E-commerce voice shopping does present an opportunity to drive conversions through Alexa or Google Assistant. Still, it’s hard to imagine people ordering most items, sight unseen. So, over time, voice-based shopping will probably be used mostly to buy repeat products like dog food and paper towels.
Optimizing For Voice Search in 2019
I’ll go over this in much more detail in this post here, but here are a few bullet points to keep in mind as you begin optimizing your site for voice.
- Use natural language and answer questions with clear, direct answers
- Remember to mark-up any content you’d like Google to serve up as a voice response.
- Remember, Schema mark-up won’t ensure you land in position zero or that your result will be read aloud by the Google Assistant.

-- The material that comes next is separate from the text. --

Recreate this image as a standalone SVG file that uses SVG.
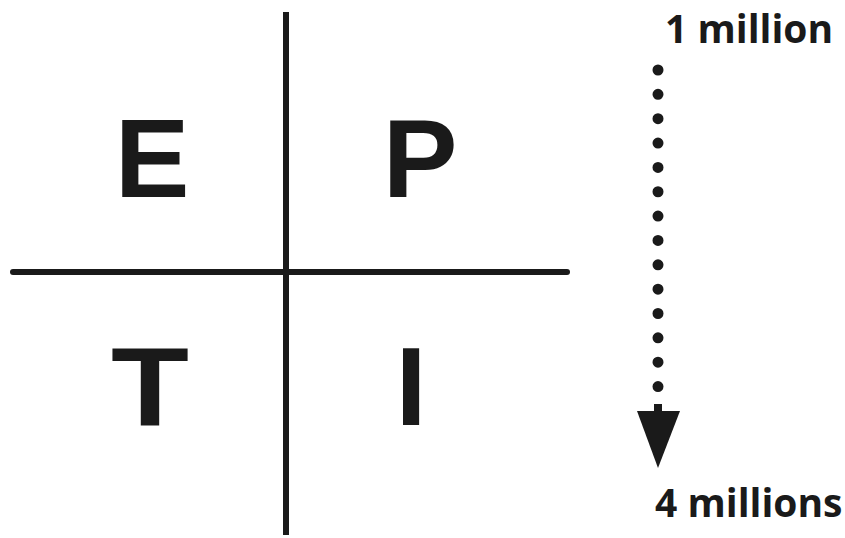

However, it helps present your answers to queries in a way that makes it easier for search engines to understand.
Speaking of optimization, a recent Uberall study found that these areas were the most common places for missing or incorrect information:
- Business hours
- Location name
- Street address
These are pretty bad, and come down to an attention-to-detail problem more than lack of technical know-how. The reason I bring this up is, you don’t want a typo in your business address getting in the way of organic traffic.
Final Thoughts on Voice Search 2019
Voice search isn’t a passing trend. And, regardless of whether it’s the top search method for most people, voice is still a convenient addition to the search landscape.
Optimizing for voice also offers more benefits than getting a verbal result from Alexa or Google Assistant.
Making a point to write as you speak, provide concise answers, and mark up your website for easy crawling will help you produce higher quality content. Whether Alexa or the Google Assistant speaks the results or the searcher reads them the old-fashioned way, done right, the user gets a better web experience all around.
As voice recognition gets better and better, it’s essential to understand that adoption, too, will increase. So, optimizing for Google, Alexa, Siri, and yes, even Cortana, is a must if you want to stand out in the SERPs in 2020, 2021, and beyond.